Normalization
Quick definition
Normalization is the process of converting financial data in various source formats from different trading venues, exchanges, or data publishers to a single, standardized format.
This is most often applied in the context of market data, where it refers to the process of taking raw market data in different native formats and converting it to normalized market data. However, it can also apply to other forms of financial data like instrument definitions and reference data.
What is Normalization?
The primary advantage of normalizing market data is that it improves usability by providing a consistent format. This greatly simplifies the downstream code and business logic, which then only has to work with a single format or set of formats and doesn't need to have exchange-specific or venue-specific logic.
Normalization will usually involve some degree of lossiness, but this trade-off can be beneficial. By simplifying the schema and removing unnecessary messages or fields, normalization reduces storage and bandwidth requirements while improving application performance.
For instance:
- Administrative messages and heartbeats, which may not be useful for generating trading signals, may be omitted to reduce storage size and bandwidth.
- Additional timestamps or timestamp precision may be irrelevant to a lower-frequency trading strategy and may also be removed to reduce storage size and bandwidth.
- Floating-point prices lose precision over exact fixed-decimal integer prices, but may only introduce negligible modeling errors while being easier to use with numerical libraries and mathematical routines.
- In highly liquid markets, order book snapshots may be unnecessary for recovery, as rapid turnover ensures that pre-existing orders are quickly filled or canceled, causing the order book state to become consistent eventually.
- Complex derivatives may have reference data or instrument definitions with a wider set of fields and properties. Often, these properties include classification codes which could be useful for administrative and instrument search, but could be irrelevant to a trading strategy.
A majority of trading participants only have access to normalized market data and do not have access to actual raw market data. Some vendors may advertised their normalized data as "unfiltered", "raw", "lossless", or "L3", but this is usually a misleading form of marketing since the vendor is not passing on a direct feed, a raw multicast feed, or historical packet captures—very few vendors actually distribute raw market data.
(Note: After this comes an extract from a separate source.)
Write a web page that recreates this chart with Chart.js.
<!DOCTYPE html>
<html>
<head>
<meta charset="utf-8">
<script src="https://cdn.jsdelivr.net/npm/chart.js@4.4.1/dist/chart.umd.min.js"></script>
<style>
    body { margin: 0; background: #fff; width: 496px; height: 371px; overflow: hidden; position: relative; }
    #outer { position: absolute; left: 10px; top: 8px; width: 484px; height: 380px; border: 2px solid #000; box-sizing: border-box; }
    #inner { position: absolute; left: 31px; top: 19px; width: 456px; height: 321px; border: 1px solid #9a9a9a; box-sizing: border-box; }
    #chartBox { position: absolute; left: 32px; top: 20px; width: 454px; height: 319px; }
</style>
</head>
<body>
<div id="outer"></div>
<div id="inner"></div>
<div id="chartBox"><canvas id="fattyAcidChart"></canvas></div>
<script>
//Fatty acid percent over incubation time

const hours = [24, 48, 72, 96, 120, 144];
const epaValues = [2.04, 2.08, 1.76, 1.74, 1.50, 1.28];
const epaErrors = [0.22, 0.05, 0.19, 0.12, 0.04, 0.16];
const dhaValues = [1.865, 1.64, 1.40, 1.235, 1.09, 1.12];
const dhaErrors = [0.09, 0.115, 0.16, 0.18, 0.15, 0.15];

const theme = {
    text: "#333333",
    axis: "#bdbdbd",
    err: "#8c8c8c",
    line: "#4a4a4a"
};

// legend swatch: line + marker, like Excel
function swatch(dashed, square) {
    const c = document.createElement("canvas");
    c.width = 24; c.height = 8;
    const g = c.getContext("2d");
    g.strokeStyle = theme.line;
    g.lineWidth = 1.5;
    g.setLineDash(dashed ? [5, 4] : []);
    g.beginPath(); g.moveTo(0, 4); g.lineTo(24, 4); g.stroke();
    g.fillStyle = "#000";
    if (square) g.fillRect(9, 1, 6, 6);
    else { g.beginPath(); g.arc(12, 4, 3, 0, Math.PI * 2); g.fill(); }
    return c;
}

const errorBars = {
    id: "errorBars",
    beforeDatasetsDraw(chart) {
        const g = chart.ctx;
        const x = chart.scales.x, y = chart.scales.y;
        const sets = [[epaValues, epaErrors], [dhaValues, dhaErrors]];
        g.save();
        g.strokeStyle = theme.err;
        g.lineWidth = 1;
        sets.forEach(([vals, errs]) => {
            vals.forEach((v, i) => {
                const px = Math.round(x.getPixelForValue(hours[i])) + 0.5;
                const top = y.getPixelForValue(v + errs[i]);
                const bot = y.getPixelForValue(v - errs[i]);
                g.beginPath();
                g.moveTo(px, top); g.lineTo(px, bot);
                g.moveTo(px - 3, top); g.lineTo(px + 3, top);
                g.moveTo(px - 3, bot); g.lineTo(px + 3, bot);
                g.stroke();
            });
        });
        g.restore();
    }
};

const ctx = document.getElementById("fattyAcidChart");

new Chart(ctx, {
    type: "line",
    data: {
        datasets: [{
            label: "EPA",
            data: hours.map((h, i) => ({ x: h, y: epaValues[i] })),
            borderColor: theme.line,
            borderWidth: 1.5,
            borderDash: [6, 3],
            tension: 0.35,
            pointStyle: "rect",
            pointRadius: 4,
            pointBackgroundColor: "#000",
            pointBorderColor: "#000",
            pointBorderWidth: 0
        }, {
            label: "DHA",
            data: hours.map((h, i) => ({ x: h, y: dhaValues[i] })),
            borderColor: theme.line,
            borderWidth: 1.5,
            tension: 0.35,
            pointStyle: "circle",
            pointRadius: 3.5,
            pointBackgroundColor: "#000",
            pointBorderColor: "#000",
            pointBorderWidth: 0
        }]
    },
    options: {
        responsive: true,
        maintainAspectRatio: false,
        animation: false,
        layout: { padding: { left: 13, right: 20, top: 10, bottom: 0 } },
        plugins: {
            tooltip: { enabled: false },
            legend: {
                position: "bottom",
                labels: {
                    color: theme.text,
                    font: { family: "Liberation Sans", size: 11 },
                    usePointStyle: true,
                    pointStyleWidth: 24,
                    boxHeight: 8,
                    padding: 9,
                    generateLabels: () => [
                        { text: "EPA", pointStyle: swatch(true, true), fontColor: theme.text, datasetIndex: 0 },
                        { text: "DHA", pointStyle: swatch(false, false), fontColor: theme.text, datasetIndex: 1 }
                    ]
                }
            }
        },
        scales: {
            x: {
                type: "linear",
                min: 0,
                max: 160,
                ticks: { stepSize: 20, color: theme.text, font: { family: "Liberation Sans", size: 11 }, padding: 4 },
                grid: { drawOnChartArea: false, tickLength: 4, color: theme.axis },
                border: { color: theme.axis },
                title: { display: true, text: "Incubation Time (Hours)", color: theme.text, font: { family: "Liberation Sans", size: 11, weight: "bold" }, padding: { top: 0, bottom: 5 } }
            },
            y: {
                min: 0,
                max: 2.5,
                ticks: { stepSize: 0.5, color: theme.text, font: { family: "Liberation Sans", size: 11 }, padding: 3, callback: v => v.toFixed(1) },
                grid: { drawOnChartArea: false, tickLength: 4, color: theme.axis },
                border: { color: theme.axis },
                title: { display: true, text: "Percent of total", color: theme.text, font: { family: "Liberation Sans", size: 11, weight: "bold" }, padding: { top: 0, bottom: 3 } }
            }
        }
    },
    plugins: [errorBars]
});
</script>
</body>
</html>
A downside of normalized market data, however, is that it is more prone to errors in the normalization process. Moreover, the normalization usually takes place within a data vendor's internal system, which is opaque to its end users. This makes it nearly impossible to verify lossiness in the normalization process without painstaking effort of triangulating the data against other vendors' normalized market data or comparing the data to raw market data like packet captures.
Raw market data, in the original source format or native wire protocol, leaves almost no room for errors. Errors in raw market data are usually limited to gaps, packet loss, and bit rot, which are easily identifiable from sequence numbers or checksums.
Another downside of normalized market data is that it may be too lossy and lose valuable information that more sophisticated participants, with access to raw market data, may have access to.
Most sophisticated trading participants will adopt a combination of raw and normalized market data depending on the use case, to strike an optimal balance between manageability and granularity. Some data vendors like Databento provide both raw and normalized market data, through its packet capture and API services.
- Unit standardization: Different markets may report prices in different units (cents, dollars, index points) or currencies. Normalized market data usually adopts a more uniform standard on units.
- Field mapping: Field names may be slightly different from one trading venue to another. For example, terms like "size", "depth", and "volume" often refer to the same
- Field deduplication: Some trading venues or data publishers have redundant fields in instrument definitions or incremental event messages for backward compatibility. Normalized data usually strips out redundant fields like this.
- Symbol standardization: Financial data usually comes with ticker symbols or instrument identifiers that differs across exchanges or data publishers. Normalization usually involves mapping these identifiers to a consistent symbology, such as ISIN, FIGI, RICs, CMS, CUSIP, etc.
- Timezone standardization: Exchanges often publish their raw market data in local timezone, and normalized market data usually adopts a single timezone like UTC or the local timezone of the trading firm that uses the data.
Despite similar names, normalization in the context of finance is unrelated to database or schema normalization and shouldn't be confused for one another. Database normalization refers to the process of structuring the schemas and tables of a relational database such that it reduces duplication of data.